§ Problem
Transcribe every line exactly and omit anything that is a picture.

§ Data items

+ + + + + + +

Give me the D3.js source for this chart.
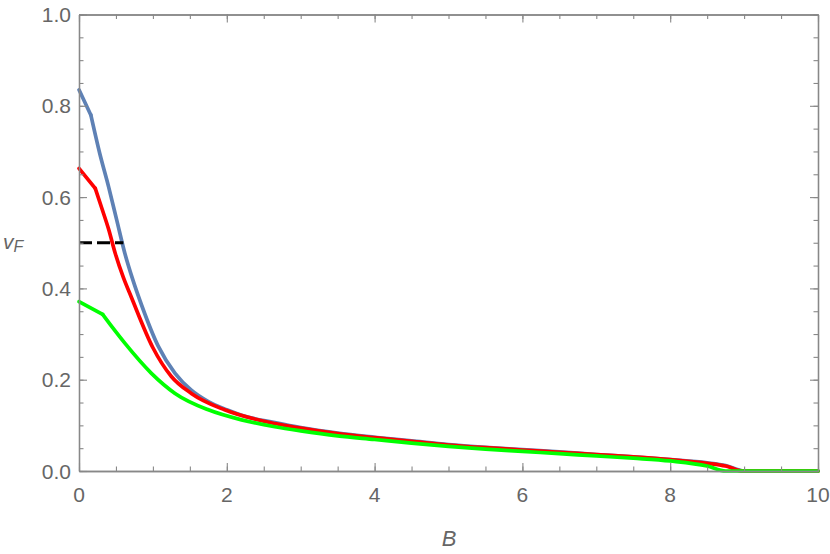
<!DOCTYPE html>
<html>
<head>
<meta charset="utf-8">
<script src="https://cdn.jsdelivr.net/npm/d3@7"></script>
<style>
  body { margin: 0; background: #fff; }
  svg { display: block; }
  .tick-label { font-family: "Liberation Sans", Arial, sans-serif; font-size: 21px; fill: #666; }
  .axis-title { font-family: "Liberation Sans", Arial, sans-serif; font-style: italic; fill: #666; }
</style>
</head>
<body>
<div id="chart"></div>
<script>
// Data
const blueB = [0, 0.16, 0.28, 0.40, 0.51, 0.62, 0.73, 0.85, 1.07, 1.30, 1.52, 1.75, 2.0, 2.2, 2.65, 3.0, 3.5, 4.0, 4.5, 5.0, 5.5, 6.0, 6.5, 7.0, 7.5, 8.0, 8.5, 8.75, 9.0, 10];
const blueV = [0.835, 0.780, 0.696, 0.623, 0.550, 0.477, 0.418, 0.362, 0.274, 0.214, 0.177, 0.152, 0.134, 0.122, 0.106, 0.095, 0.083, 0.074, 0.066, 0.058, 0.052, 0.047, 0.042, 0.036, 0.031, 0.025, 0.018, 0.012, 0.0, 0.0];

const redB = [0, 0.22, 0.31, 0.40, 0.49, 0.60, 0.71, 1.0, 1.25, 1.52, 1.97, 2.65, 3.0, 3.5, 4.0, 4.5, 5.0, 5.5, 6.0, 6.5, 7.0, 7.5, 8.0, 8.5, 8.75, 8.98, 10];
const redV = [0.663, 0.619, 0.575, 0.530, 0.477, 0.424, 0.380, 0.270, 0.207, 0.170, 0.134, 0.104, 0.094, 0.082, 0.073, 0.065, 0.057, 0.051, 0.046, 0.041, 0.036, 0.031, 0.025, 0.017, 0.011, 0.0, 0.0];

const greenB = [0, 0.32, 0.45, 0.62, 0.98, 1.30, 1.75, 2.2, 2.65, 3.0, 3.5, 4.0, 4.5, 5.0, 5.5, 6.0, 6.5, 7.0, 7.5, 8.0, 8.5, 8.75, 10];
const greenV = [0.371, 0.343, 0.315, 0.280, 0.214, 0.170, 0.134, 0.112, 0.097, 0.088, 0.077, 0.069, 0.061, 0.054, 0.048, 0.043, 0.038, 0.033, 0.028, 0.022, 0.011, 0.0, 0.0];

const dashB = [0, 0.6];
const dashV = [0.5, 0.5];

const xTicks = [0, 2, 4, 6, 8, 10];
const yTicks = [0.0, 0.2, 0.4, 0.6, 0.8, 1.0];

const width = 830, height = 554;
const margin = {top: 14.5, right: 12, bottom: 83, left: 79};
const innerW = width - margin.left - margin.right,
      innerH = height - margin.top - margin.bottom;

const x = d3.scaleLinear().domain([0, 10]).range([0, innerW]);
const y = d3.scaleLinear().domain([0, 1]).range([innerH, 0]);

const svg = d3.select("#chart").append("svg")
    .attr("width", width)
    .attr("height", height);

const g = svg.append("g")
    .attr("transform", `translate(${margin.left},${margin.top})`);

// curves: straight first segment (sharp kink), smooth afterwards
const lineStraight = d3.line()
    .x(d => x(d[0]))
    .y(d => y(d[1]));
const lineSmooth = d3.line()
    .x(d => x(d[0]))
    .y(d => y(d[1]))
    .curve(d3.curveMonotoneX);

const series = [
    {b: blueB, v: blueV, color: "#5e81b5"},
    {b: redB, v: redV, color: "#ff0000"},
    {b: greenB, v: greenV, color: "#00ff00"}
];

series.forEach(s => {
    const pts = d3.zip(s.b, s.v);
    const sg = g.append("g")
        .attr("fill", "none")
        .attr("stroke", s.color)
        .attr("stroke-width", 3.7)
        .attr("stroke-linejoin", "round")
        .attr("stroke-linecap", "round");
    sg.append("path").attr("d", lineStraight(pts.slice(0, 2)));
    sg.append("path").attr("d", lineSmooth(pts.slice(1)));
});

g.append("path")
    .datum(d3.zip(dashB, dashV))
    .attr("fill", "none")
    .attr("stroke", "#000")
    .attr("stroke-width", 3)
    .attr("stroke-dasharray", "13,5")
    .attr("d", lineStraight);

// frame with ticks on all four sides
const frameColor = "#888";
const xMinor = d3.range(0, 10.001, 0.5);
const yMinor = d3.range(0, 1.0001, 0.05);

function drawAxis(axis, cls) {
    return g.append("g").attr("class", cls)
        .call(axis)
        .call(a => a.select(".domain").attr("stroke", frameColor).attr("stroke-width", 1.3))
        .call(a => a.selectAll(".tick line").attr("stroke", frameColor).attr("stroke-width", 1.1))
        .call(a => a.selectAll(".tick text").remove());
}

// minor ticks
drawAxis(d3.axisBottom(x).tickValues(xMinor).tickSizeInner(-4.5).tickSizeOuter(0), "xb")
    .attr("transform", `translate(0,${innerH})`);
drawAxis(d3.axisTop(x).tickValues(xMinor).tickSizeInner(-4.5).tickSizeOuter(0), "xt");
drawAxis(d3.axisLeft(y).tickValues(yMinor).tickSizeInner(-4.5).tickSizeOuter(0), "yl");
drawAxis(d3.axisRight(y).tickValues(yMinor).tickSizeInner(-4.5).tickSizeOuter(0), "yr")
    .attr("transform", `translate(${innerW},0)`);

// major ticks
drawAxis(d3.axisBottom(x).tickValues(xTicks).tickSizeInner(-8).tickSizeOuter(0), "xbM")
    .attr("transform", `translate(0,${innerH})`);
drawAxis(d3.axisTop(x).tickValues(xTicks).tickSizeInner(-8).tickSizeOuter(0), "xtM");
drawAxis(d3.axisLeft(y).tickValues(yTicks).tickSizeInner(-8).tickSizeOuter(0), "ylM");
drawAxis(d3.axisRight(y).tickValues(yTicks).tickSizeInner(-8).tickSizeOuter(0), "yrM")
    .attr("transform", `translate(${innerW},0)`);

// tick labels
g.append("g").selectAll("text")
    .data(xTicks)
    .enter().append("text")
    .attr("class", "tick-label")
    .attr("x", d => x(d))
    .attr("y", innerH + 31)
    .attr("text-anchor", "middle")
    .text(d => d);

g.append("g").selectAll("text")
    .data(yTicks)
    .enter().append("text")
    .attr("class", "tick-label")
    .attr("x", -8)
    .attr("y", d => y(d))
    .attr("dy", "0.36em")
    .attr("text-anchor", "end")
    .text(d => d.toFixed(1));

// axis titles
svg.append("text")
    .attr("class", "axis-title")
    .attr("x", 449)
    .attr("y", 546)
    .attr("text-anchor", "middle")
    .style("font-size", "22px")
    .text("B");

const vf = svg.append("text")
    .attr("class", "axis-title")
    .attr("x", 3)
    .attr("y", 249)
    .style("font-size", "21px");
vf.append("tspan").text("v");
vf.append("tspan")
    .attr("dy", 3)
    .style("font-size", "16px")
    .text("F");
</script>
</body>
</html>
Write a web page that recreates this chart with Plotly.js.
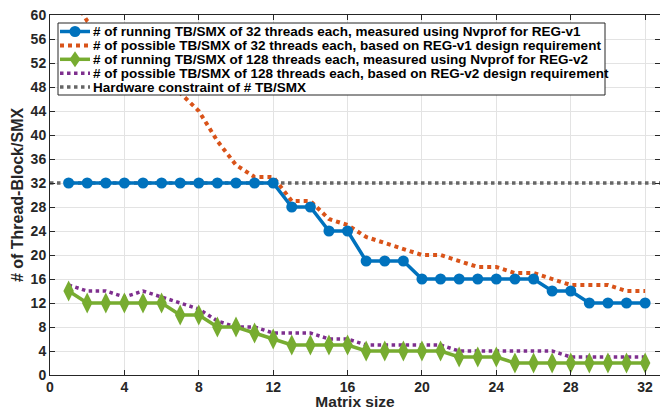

+ + + + + + +

§ Task response
Give me the D3.js source for this chart.
<!DOCTYPE html>
<html>
<head>
<meta charset="utf-8">
<script src="https://cdn.jsdelivr.net/npm/d3@7"></script>
<style>
  body { margin: 0; background: #fff; }
  svg { display: block; }
  .tick-label { font-family: "Liberation Sans", Arial, sans-serif; font-size: 21px; fill: #666; }
  .axis-title { font-family: "Liberation Sans", Arial, sans-serif; font-style: italic; fill: #666; }
</style>
</head>
<body>
<div id="chart"></div>
<script>
// Data
const blueB = [0, 0.16, 0.28, 0.40, 0.51, 0.62, 0.73, 0.85, 1.07, 1.30, 1.52, 1.75, 2.0, 2.2, 2.65, 3.0, 3.5, 4.0, 4.5, 5.0, 5.5, 6.0, 6.5, 7.0, 7.5, 8.0, 8.5, 8.75, 9.0, 10];
const blueV = [0.835, 0.780, 0.696, 0.623, 0.550, 0.477, 0.418, 0.362, 0.274, 0.214, 0.177, 0.152, 0.134, 0.122, 0.106, 0.095, 0.083, 0.074, 0.066, 0.058, 0.052, 0.047, 0.042, 0.036, 0.031, 0.025, 0.018, 0.012, 0.0, 0.0];

const redB = [0, 0.22, 0.31, 0.40, 0.49, 0.60, 0.71, 1.0, 1.25, 1.52, 1.97, 2.65, 3.0, 3.5, 4.0, 4.5, 5.0, 5.5, 6.0, 6.5, 7.0, 7.5, 8.0, 8.5, 8.75, 8.98, 10];
const redV = [0.663, 0.619, 0.575, 0.530, 0.477, 0.424, 0.380, 0.270, 0.207, 0.170, 0.134, 0.104, 0.094, 0.082, 0.073, 0.065, 0.057, 0.051, 0.046, 0.041, 0.036, 0.031, 0.025, 0.017, 0.011, 0.0, 0.0];

const greenB = [0, 0.32, 0.45, 0.62, 0.98, 1.30, 1.75, 2.2, 2.65, 3.0, 3.5, 4.0, 4.5, 5.0, 5.5, 6.0, 6.5, 7.0, 7.5, 8.0, 8.5, 8.75, 10];
const greenV = [0.371, 0.343, 0.315, 0.280, 0.214, 0.170, 0.134, 0.112, 0.097, 0.088, 0.077, 0.069, 0.061, 0.054, 0.048, 0.043, 0.038, 0.033, 0.028, 0.022, 0.011, 0.0, 0.0];

const dashB = [0, 0.6];
const dashV = [0.5, 0.5];

const xTicks = [0, 2, 4, 6, 8, 10];
const yTicks = [0.0, 0.2, 0.4, 0.6, 0.8, 1.0];

const width = 830, height = 554;
const margin = {top: 14.5, right: 12, bottom: 83, left: 79};
const innerW = width - margin.left - margin.right,
      innerH = height - margin.top - margin.bottom;

const x = d3.scaleLinear().domain([0, 10]).range([0, innerW]);
const y = d3.scaleLinear().domain([0, 1]).range([innerH, 0]);

const svg = d3.select("#chart").append("svg")
    .attr("width", width)
    .attr("height", height);

const g = svg.append("g")
    .attr("transform", `translate(${margin.left},${margin.top})`);

// curves: straight first segment (sharp kink), smooth afterwards
const lineStraight = d3.line()
    .x(d => x(d[0]))
    .y(d => y(d[1]));
const lineSmooth = d3.line()
    .x(d => x(d[0]))
    .y(d => y(d[1]))
    .curve(d3.curveMonotoneX);

const series = [
    {b: blueB, v: blueV, color: "#5e81b5"},
    {b: redB, v: redV, color: "#ff0000"},
    {b: greenB, v: greenV, color: "#00ff00"}
];

series.forEach(s => {
    const pts = d3.zip(s.b, s.v);
    const sg = g.append("g")
        .attr("fill", "none")
        .attr("stroke", s.color)
        .attr("stroke-width", 3.7)
        .attr("stroke-linejoin", "round")
        .attr("stroke-linecap", "round");
    sg.append("path").attr("d", lineStraight(pts.slice(0, 2)));
    sg.append("path").attr("d", lineSmooth(pts.slice(1)));
});

g.append("path")
    .datum(d3.zip(dashB, dashV))
    .attr("fill", "none")
    .attr("stroke", "#000")
    .attr("stroke-width", 3)
    .attr("stroke-dasharray", "13,5")
    .attr("d", lineStraight);

// frame with ticks on all four sides
const frameColor = "#888";
const xMinor = d3.range(0, 10.001, 0.5);
const yMinor = d3.range(0, 1.0001, 0.05);

function drawAxis(axis, cls) {
    return g.append("g").attr("class", cls)
        .call(axis)
        .call(a => a.select(".domain").attr("stroke", frameColor).attr("stroke-width", 1.3))
        .call(a => a.selectAll(".tick line").attr("stroke", frameColor).attr("stroke-width", 1.1))
        .call(a => a.selectAll(".tick text").remove());
}

// minor ticks
drawAxis(d3.axisBottom(x).tickValues(xMinor).tickSizeInner(-4.5).tickSizeOuter(0), "xb")
    .attr("transform", `translate(0,${innerH})`);
drawAxis(d3.axisTop(x).tickValues(xMinor).tickSizeInner(-4.5).tickSizeOuter(0), "xt");
drawAxis(d3.axisLeft(y).tickValues(yMinor).tickSizeInner(-4.5).tickSizeOuter(0), "yl");
drawAxis(d3.axisRight(y).tickValues(yMinor).tickSizeInner(-4.5).tickSizeOuter(0), "yr")
    .attr("transform", `translate(${innerW},0)`);

// major ticks
drawAxis(d3.axisBottom(x).tickValues(xTicks).tickSizeInner(-8).tickSizeOuter(0), "xbM")
    .attr("transform", `translate(0,${innerH})`);
drawAxis(d3.axisTop(x).tickValues(xTicks).tickSizeInner(-8).tickSizeOuter(0), "xtM");
drawAxis(d3.axisLeft(y).tickValues(yTicks).tickSizeInner(-8).tickSizeOuter(0), "ylM");
drawAxis(d3.axisRight(y).tickValues(yTicks).tickSizeInner(-8).tickSizeOuter(0), "yrM")
    .attr("transform", `translate(${innerW},0)`);

// tick labels
g.append("g").selectAll("text")
    .data(xTicks)
    .enter().append("text")
    .attr("class", "tick-label")
    .attr("x", d => x(d))
    .attr("y", innerH + 31)
    .attr("text-anchor", "middle")
    .text(d => d);

g.append("g").selectAll("text")
    .data(yTicks)
    .enter().append("text")
    .attr("class", "tick-label")
    .attr("x", -8)
    .attr("y", d => y(d))
    .attr("dy", "0.36em")
    .attr("text-anchor", "end")
    .text(d => d.toFixed(1));

// axis titles
svg.append("text")
    .attr("class", "axis-title")
    .attr("x", 449)
    .attr("y", 546)
    .attr("text-anchor", "middle")
    .style("font-size", "22px")
    .text("B");

const vf = svg.append("text")
    .attr("class", "axis-title")
    .attr("x", 3)
    .attr("y", 249)
    .style("font-size", "21px");
vf.append("tspan").text("v");
vf.append("tspan")
    .attr("dy", 3)
    .style("font-size", "16px")
    .text("F");
</script>
</body>
</html>
Write a web page that recreates this chart with Plotly.js.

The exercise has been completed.